L'éleveur désigne un coin de pâturage où plusieurs brebis sont couchées sur le flanc, affaiblies. Certaines se déplacent avec difficulté, traînent la patte. Les premiers symptômes se sont déclarés dans l'exploitation il y a quinze jours, affirme-t-il, et son troupeau a depuis été testé positif au sérotype 3.

"Aujourd'hui, j'ai vacciné 360 animaux dont 60 malades", détaille l'éleveur, qui ajoute sombrement: "Deux animaux sont déjà morts, d'ici à la fin de la semaine je m'attends à ramasser des cadavres à la pelle".

Le matin même, Bruno Miser a décelé les premiers symptômes chez l'une de ses vaches, trop faible pour mettre bas, son veau est mort. Une situation qui rappelle à l'éleveur les douloureux souvenirs de la dernière épizootie de fièvre catarrhale, en 2007.

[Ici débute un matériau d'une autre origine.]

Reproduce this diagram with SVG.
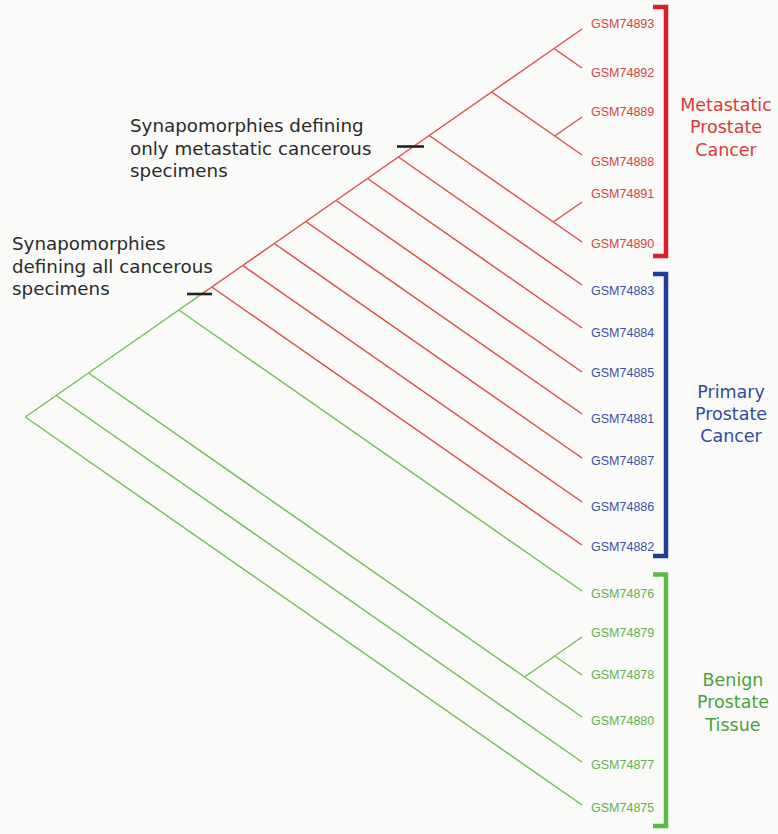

Une "catastrophe", se souvient Bruno Miser, qui élève des brebis depuis 35 ans. "Si on perd 30% de notre troupeau, c'est impossible de se relever parce qu'on perd les bêtes mais aussi la génétique qu'on a patiemment construite pendant des années".

"On fait ce métier par passion, on y consacre sa vie, et en 15 jours tout va être réduit à néant", redoute Bruno Miser qui dénonce la gestion de la maladie par les autorités.

"Il suffisait de nous donner le vaccin un mois avant, ça fait six mois qu'on alerte", fulmine-t-il.